- IATA: AKO; ICAO: KAKO; FAA LID: AKO;

Summary
- Airport type: Public
- Owner: Town of Akron
- Location: Akron, Colorado
- Elevation AMSL: 4,714 ft (1,437 m)
- Coordinates: 40°10′32″N 103°13′19″W﻿ / ﻿40.17556°N 103.22194°W
- Interactive map of Colorado Plains Regional Airport

Runways
| Direction | Length |  | Surface |
| ft | m |
| 11/29 | 7,001 | 2,134 | Asphalt |

Statistics (2015)
- Aircraft operations: 20,900
- Based aircraft: 9
- Source: Federal Aviation Administration

= Colorado Plains Regional Airport =

Colorado Plains Regional Airport is a public-use airport located on the north side city limits of Akron, Colorado, a town in Washington County, Colorado, United States. The airport is approximately 115 mi northeast of Denver.

== Facilities and aircraft ==
Colorado Plains Regional Airport covers an area of 639 acre at an elevation of 4,716 feet (1,437 m) above mean sea level. It has one runway designated 11/29 with a 7001 by 100 ft asphalt pavement.

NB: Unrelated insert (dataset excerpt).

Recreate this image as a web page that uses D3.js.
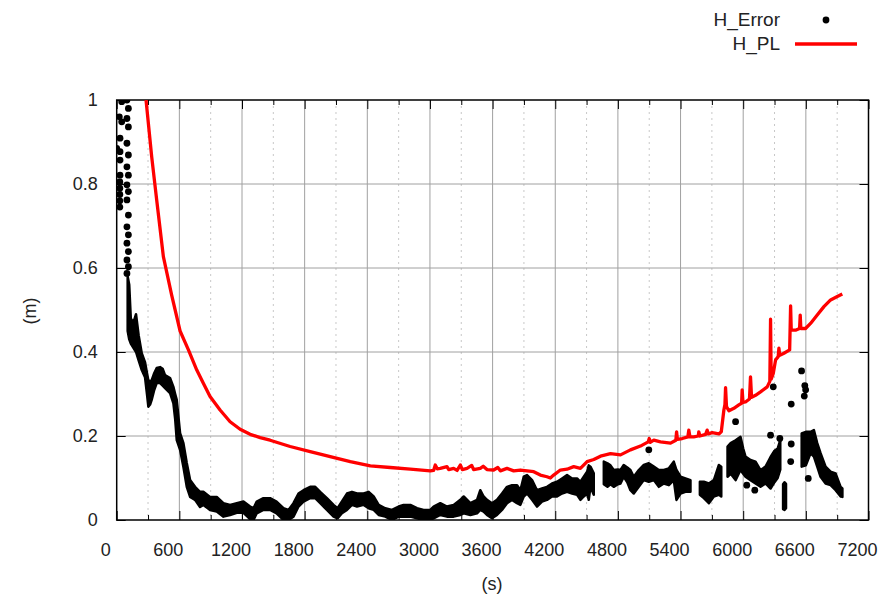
<!DOCTYPE html>
<html>
<head>
<meta charset="utf-8">
<script src="https://cdn.jsdelivr.net/npm/d3@7"></script>
<style>
  html, body { margin: 0; padding: 0; background: #fff; }
  svg { display: block; }
  text { font-family: "Liberation Sans", Arial, sans-serif; fill: #222; }
</style>
</head>
<body>
<svg id="chart" width="880" height="599"></svg>
<script>
// ---------------- DATA ----------------
const xTicks = [0, 600, 1200, 1800, 2400, 3000, 3600, 4200, 4800, 5400, 6000, 6600, 7200];
const xMinorTicks = [300, 900, 1500, 2100, 2700, 3300, 3900, 4500, 5100, 5700, 6300, 6900];
const yTicks = [0, 0.2, 0.4, 0.6, 0.8, 1];
const yTickLabels = ["0", "0.2", "0.4", "0.6", "0.8", "1"];
const seriesNames = ["H_Error", "H_PL"];

// H_Error: dense point cloud, given as lower / upper envelope per time (s); null = gap
const errBandT  = [105, 120, 135, 160, 185, 210, 240, 271, 290, 303, 320, 335, 360, 383, 415, 440, 463, 511, 543, 560, 575, 607, 639, 671, 703, 750, 798, 830, 894, 958, 1022, 1086, 1150, 1214, 1278, 1310, 1341, 1405, 1469, 1531, 1597, 1645, 1693, 1741, 1789, 1853, 1901, 1949, 2013, 2077, 2115, 2157, 2205, 2253, 2301, 2365, 2413, 2461, 2509, 2572, 2636, 2700, 2748, 2812, 2876, 2939, 3003, 3035, 3099, 3163, 3227, 3291, 3323, 3387, 3451, 3482, 3514, 3546, 3594, 3642, 3690, 3738, 3786, 3834, 3866, 3898, 3930, 3978, 4025, 4073, 4121, 4169, 4217, 4265, 4313, 4361, 4409, 4441, 4473, 4505, 4521, 4537, 4569, 4590, 4630, 4665, 4700, 4729, 4760, 4800, 4825, 4856, 4890, 4920, 4952, 5000, 5048, 5096, 5144, 5192, 5240, 5288, 5335, 5361, 5400, 5447, 5495, 5540, 5585, 5623, 5671, 5719, 5767, 5790, 5815, 5850, 5880, 5927, 5974, 6000, 6022, 6070, 6118, 6166, 6214, 6262, 6300, 6330, 6355, 6370, 6382, 6396, 6410, 6480, 6545, 6560, 6600, 6645, 6677, 6709, 6741, 6789, 6837, 6885, 6933, 6950];
const errBandLo = [0.45, 0.43, 0.42, 0.41, 0.40, 0.38, 0.357, 0.34, 0.30, 0.27, 0.275, 0.286, 0.31, 0.326, 0.326, 0.32, 0.314, 0.302, 0.278, 0.24, 0.19, 0.167, 0.126, 0.079, 0.055, 0.048, 0.031, 0.036, 0.024, 0.02, 0.008, 0.012, 0.017, 0.017, 0.002, 0.0, 0.016, 0.024, 0.024, 0.016, 0.0, 0.0, 0.008, 0.032, 0.044, 0.052, 0.052, 0.040, 0.024, 0.008, 0.004, 0.016, 0.024, 0.036, 0.032, 0.036, 0.028, 0.024, 0.012, 0.008, 0.0, 0.008, 0.008, 0.008, 0.004, 0.0, 0.0, 0.004, 0.012, 0.008, 0.008, 0.012, 0.016, 0.012, 0.016, 0.024, 0.020, 0.012, 0.004, 0.012, 0.024, 0.040, 0.048, 0.040, 0.036, 0.056, 0.063, 0.048, 0.032, 0.044, 0.048, 0.056, 0.056, 0.063, 0.067, 0.063, 0.060, 0.048, 0.056, 0.063, 0.048, 0.079, 0.060, null, null, 0.085, 0.079, 0.085, 0.079, 0.085, 0.087, 0.103, 0.09, 0.071, 0.063, 0.079, 0.095, 0.091, 0.095, 0.079, 0.087, 0.083, 0.095, 0.048, 0.063, 0.067, 0.067, null, 0.060, 0.052, 0.040, 0.056, 0.060, 0.056, null, 0.103, 0.11, 0.095, 0.119, 0.11, 0.103, 0.095, 0.087, 0.079, 0.087, 0.075, 0.09, 0.10, 0.12, null, 0.026, 0.024, 0.028, null, null, 0.127, 0.13, 0.159, 0.151, 0.127, 0.103, 0.087, 0.083, 0.071, 0.056, 0.055];
const errBandHi = [0.58, 0.56, 0.48, 0.47, 0.49, 0.44, 0.397, 0.376, 0.35, 0.333, 0.33, 0.333, 0.35, 0.362, 0.364, 0.36, 0.345, 0.338, 0.317, 0.30, 0.286, 0.207, 0.183, 0.136, 0.095, 0.079, 0.067, 0.067, 0.055, 0.055, 0.04, 0.036, 0.04, 0.044, 0.032, 0.028, 0.044, 0.052, 0.052, 0.044, 0.028, 0.024, 0.040, 0.063, 0.071, 0.079, 0.079, 0.067, 0.052, 0.036, 0.028, 0.044, 0.063, 0.067, 0.063, 0.063, 0.067, 0.056, 0.036, 0.028, 0.024, 0.032, 0.036, 0.036, 0.028, 0.024, 0.024, 0.032, 0.040, 0.032, 0.036, 0.048, 0.056, 0.040, 0.048, 0.071, 0.056, 0.048, 0.040, 0.048, 0.063, 0.079, 0.083, 0.083, 0.071, 0.103, 0.107, 0.095, 0.071, 0.075, 0.079, 0.087, 0.091, 0.099, 0.107, 0.099, 0.099, 0.091, 0.103, 0.115, 0.13, 0.127, 0.111, null, null, 0.139, 0.135, 0.13, 0.119, 0.12, 0.119, 0.131, 0.125, 0.119, 0.103, 0.119, 0.131, 0.135, 0.127, 0.119, 0.119, 0.123, 0.139, 0.119, 0.103, 0.099, 0.095, null, 0.091, 0.091, 0.087, 0.095, 0.131, 0.127, null, 0.175, 0.183, 0.190, 0.198, 0.17, 0.151, 0.143, 0.139, 0.119, 0.127, 0.15, 0.165, 0.17, 0.19, null, 0.085, 0.09, 0.086, null, null, 0.206, 0.21, 0.210, 0.214, 0.183, 0.159, 0.127, 0.115, 0.111, 0.079, 0.075];

// H_Error: isolated points (s, m)
const errPtsT = [48, 25, 48, 32, 0, 32, 32, 32, 30, 30, 30, 30, 30, 98, 112, 98, 112, 98, 112, 98, 112, 98, 112, 98, 112, 98, 112, 98, 112, 98, 112, 98, 5096, 5927, 6034, 6111, 6262, 6288, 6351, 6460, 6460, 6455, 6559, 6590, 6598, 6585, 6623];
const errPtsV = [0.996, 0.96, 0.948, 0.909, 0.885, 0.877, 0.857, 0.821, 0.805, 0.79, 0.775, 0.76, 0.745, 1.0, 0.980, 0.956, 0.936, 0.897, 0.869, 0.841, 0.821, 0.798, 0.782, 0.762, 0.726, 0.698, 0.679, 0.659, 0.639, 0.619, 0.603, 0.587, 0.167, 0.234, 0.083, 0.071, 0.202, 0.317, 0.194, 0.276, 0.181, 0.139, 0.355, 0.32, 0.31, 0.295, 0.099];

// H_PL line (s, m)
const plT = [281, 335, 383, 447, 527, 607, 687, 767, 831, 894, 990, 1086, 1182, 1278, 1374, 1469, 1661, 1853, 2045, 2237, 2429, 2620, 2812, 3003, 3035, 3051, 3070, 3099, 3163, 3180, 3227, 3260, 3291, 3310, 3355, 3400, 3418, 3482, 3510, 3546, 3610, 3650, 3674, 3738, 3802, 3866, 3930, 3994, 4057, 4121, 4153, 4185, 4249, 4313, 4377, 4441, 4505, 4569, 4633, 4729, 4825, 4920, 5016, 5090, 5100, 5110, 5144, 5208, 5304, 5355, 5362, 5370, 5416, 5470, 5479, 5490, 5527, 5570, 5575, 5585, 5640, 5655, 5665, 5703, 5767, 5790, 5815, 5825, 5831, 5840, 5863, 5911, 5958, 5985, 5990, 5998, 6022, 6060, 6070, 6080, 6118, 6166, 6230, 6255, 6262, 6268, 6288, 6310, 6335, 6342, 6350, 6390, 6445, 6454, 6460, 6501, 6540, 6546, 6552, 6597, 6645, 6709, 6773, 6837, 6901, 6949];
const plV = [1.0, 0.865, 0.762, 0.627, 0.535, 0.45, 0.405, 0.357, 0.325, 0.294, 0.262, 0.234, 0.216, 0.204, 0.196, 0.190, 0.175, 0.163, 0.151, 0.139, 0.129, 0.125, 0.121, 0.117, 0.118, 0.131, 0.122, 0.123, 0.127, 0.12, 0.123, 0.118, 0.131, 0.12, 0.123, 0.13, 0.12, 0.123, 0.128, 0.12, 0.119, 0.125, 0.117, 0.123, 0.117, 0.119, 0.117, 0.115, 0.107, 0.103, 0.100, 0.107, 0.119, 0.121, 0.127, 0.123, 0.139, 0.144, 0.152, 0.158, 0.155, 0.167, 0.176, 0.186, 0.194, 0.185, 0.190, 0.186, 0.183, 0.190, 0.210, 0.192, 0.194, 0.198, 0.214, 0.198, 0.198, 0.200, 0.210, 0.200, 0.204, 0.214, 0.205, 0.208, 0.205, 0.210, 0.262, 0.275, 0.315, 0.27, 0.260, 0.266, 0.274, 0.278, 0.31, 0.28, 0.281, 0.288, 0.341, 0.292, 0.297, 0.305, 0.317, 0.33, 0.478, 0.335, 0.349, 0.381, 0.389, 0.409, 0.392, 0.397, 0.405, 0.510, 0.452, 0.452, 0.456, 0.488, 0.456, 0.456, 0.468, 0.488, 0.508, 0.524, 0.532, 0.538];

// ---------------- DRAWING ----------------
const svg = d3.select("#chart");
const plot = { left: 116.7, right: 868.5, top: 100, bottom: 520 };
const x = d3.scaleLinear().domain([0, 7200]).range([plot.left, plot.right]);
const y = d3.scaleLinear().domain([0, 1]).range([plot.bottom, plot.top]);

svg.append("defs").append("clipPath").attr("id", "clip")
  .append("rect").attr("x", plot.left).attr("y", plot.top)
  .attr("width", plot.right - plot.left).attr("height", plot.bottom - plot.top);

// grid
const grid = svg.append("g");
grid.selectAll("line.vmaj").data(xTicks.slice(1, -1)).join("line")
  .attr("x1", d => x(d)).attr("x2", d => x(d)).attr("y1", plot.top).attr("y2", plot.bottom)
  .attr("stroke", "#a0a0a0").attr("stroke-width", 1);
grid.selectAll("line.vmin").data(xMinorTicks).join("line")
  .attr("x1", d => x(d)).attr("x2", d => x(d)).attr("y1", plot.top).attr("y2", plot.bottom)
  .attr("stroke", "#c8c8c8").attr("stroke-width", 1).attr("stroke-dasharray", "2,4");
grid.selectAll("line.h").data(yTicks.slice(1, -1)).join("line")
  .attr("x1", plot.left).attr("x2", plot.right).attr("y1", d => y(d)).attr("y2", d => y(d))
  .attr("stroke", "#a0a0a0").attr("stroke-width", 1);

// axes
const fontSize = 18;
const axB = svg.append("g").attr("transform", `translate(0,${plot.bottom})`)
  .call(d3.axisBottom(x).tickValues(xTicks).tickSize(-9).tickPadding(23).tickFormat(d3.format("d")));
axB.selectAll(".tick text").attr("x", -11.5);
const axL = svg.append("g").attr("transform", `translate(${plot.left},0)`)
  .call(d3.axisLeft(y).tickValues(yTicks).tickSize(-9).tickPadding(19).tickFormat((d, i) => yTickLabels[i]));
const axT = svg.append("g").attr("transform", `translate(0,${plot.top})`)
  .call(d3.axisTop(x).tickValues(xTicks).tickSize(-9).tickFormat(""));
const axR = svg.append("g").attr("transform", `translate(${plot.right},0)`)
  .call(d3.axisRight(y).tickValues(yTicks).tickSize(-9).tickFormat(""));
// minor x ticks
svg.append("g").attr("transform", `translate(0,${plot.bottom})`)
  .call(d3.axisBottom(x).tickValues(xMinorTicks).tickSize(-5).tickFormat(""));
svg.append("g").attr("transform", `translate(0,${plot.top})`)
  .call(d3.axisTop(x).tickValues(xMinorTicks).tickSize(-5).tickFormat(""));
svg.selectAll(".domain").remove();
svg.selectAll(".tick line").attr("stroke", "#000");
svg.selectAll(".tick text").style("font-family", '"Liberation Sans", Arial, sans-serif')
  .style("font-size", fontSize + "px").attr("fill", "#222");

// frame
svg.append("rect").attr("x", plot.left).attr("y", plot.top)
  .attr("width", plot.right - plot.left).attr("height", plot.bottom - plot.top)
  .attr("fill", "none").attr("stroke", "#000").attr("stroke-width", 1.5);

// H_Error band
const band = errBandT.map((t, i) => ({ t, lo: errBandLo[i], hi: errBandHi[i] }));
const data = svg.append("g").attr("clip-path", "url(#clip)");
const area = d3.area().defined(d => d.lo !== null)
  .x(d => x(d.t)).y0(d => y(d.lo)).y1(d => y(d.hi));
data.append("path").datum(band).attr("d", area)
  .attr("fill", "#000").attr("stroke", "#000").attr("stroke-width", 2.5).attr("stroke-linejoin", "round");

// H_Error isolated points
const pts = errPtsT.map((t, i) => ({ t, v: errPtsV[i] }));
data.selectAll("circle.pt").data(pts).join("circle")
  .attr("cx", d => x(d.t)).attr("cy", d => y(d.v)).attr("r", 3.4).attr("fill", "#000");

// H_PL line
const pl = plT.map((t, i) => ({ t, v: plV[i] }));
data.append("path").datum(pl)
  .attr("d", d3.line().x(d => x(d.t)).y(d => y(d.v)))
  .attr("fill", "none").attr("stroke", "#ff0000").attr("stroke-width", 3.3).attr("stroke-linejoin", "round");

// axis titles
svg.append("text").attr("x", 492).attr("y", 590).attr("text-anchor", "middle")
  .style("font-size", fontSize + "px").text("(s)");
svg.append("text").attr("transform", "translate(36,311) rotate(-90)").attr("text-anchor", "middle")
  .style("font-size", fontSize + "px").text("(m)");

// legend
const lg = svg.append("g");
lg.append("text").attr("x", 780).attr("y", 26).attr("text-anchor", "end")
  .style("font-size", "19px").text(seriesNames[0]);
lg.append("circle").attr("cx", 826).attr("cy", 20).attr("r", 3.4).attr("fill", "#000");
lg.append("text").attr("x", 780).attr("y", 50).attr("text-anchor", "end")
  .style("font-size", "19px").text(seriesNames[1]);
lg.append("line").attr("x1", 795).attr("x2", 857).attr("y1", 44).attr("y2", 44)
  .attr("stroke", "#ff0000").attr("stroke-width", 3.3);
</script>
</body>
</html>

For the 12-month period ending December 31, 2015, the airport had 20,900 aircraft operations, an average of 57 per day: 96% general aviation, and 4% military. At that time there were 9 aircraft based at this airport: all single-engine.

Services: TSNT Storage (hangars and tiedowns), fuel (100LL, JET A1), courtesy car, public phone and computerized WX planning in FBO, aircraft and hangar rentals, instructional services, aerial spraying (April – October).